Religious leaders, dignitaries call on Hong Kong Chief Executive Carrie Lam to stop police brutality

Published 02 January 2020  |  
(Photo: REUTERS/Athit Perawongmetha)
People hold up signs and a mobile phone as they gather at West Kowloon Law Courts Building to show their support to 96 anti-government protesters who were arrested days ago in Hong Kong, China, October 2, 2019.

With fresh protests ringing in the new year in Hong Kong, parliamentarians, dignitaries and faith leaders have urged Chief Executive Carrie Lam to act on police brutality.

In an open letter signed by 40 leaders from 18 countries, the leaders express "grave concerns at the recent escalation of police brutality over the Christmas period".

An independent inquiry into police brutality is one of the demands of the pro-democracy protesters.

The letter has been signed by former Bishop of Rochester Michael Nazir-Ali, President of the Federation of Asian Bishops Conferences Cardinal Charles Muang Bo, former head of the All India Catholic Union Dr John Dayal, ex Foreign Secretary Sir Malcolm Rifkind, previous Speaker of the House of Commons John Bercow, Lord Alton of Liverpool, and the EU's Special Envoy for Freedom of Religion or Belief Jan Figel.

The letter urges Lam to use her authority and responsibility to "seek genuine ways forward out of this crisis by addressing the grievances of Hong Kong people, bringing the Hong Kong Police Force under control, ensuring accountability and an end to impunity".

It also asks that she begin a process of democratic political reform following December's district council elections, which saw an unprecedented turnout and pro-democracy candidates sweep the board.

"Hong Kong is a great world city, a major international financial and trading centre, and an important gateway to China and the rest of Asia. It would be a tragedy if it loses this role and gains a reputation for repression," the letter reads.

"Failure to seize this opportunity will result in further human suffering, fear, violence and instability and the tragic decline of your great city.

"It may also result in even more vocal calls for targeted Magnitsky sanctions against officials in Hong Kong directly or indirectly responsible for human rights violations.
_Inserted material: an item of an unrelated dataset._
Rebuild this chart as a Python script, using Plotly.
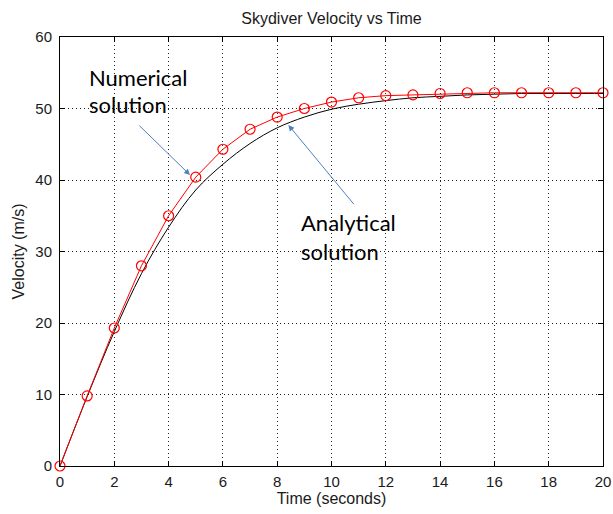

"It is our hope that you choose a path of constructive and meaningful reform which makes reconciliation and healing possible."

Last month, former Archbishop of Canterbury Dr Rowan Williams joined with Lord Singh of Wimbledon, chairman of Finsbury Park Mosque Mohammed Kozbar, and the head of Humanists UK Andrew Copson, among others, in calling on Boris Johnson and Dominic Raab to uphold Britain's responsibilities Sino-British Joint Declaration.

"We are leaders and members of religious and freedom of belief organisations and we stand collectively with Hong Kong," they write.

"We strive to uphold human rights, individual liberty, protection from violence and the rule of law: the fundamental principles that Hongkongers face losing in their fight for freedom. We stand with them and urge you to do the same.

"The UK government has so far stood back and hoped the crisis in Hong Kong will simply resolve itself. But hoping is not good enough.

"We need this government to take concrete action, rather than just 'speaking up' for the people of Hong Kong who are suffering during this unrest."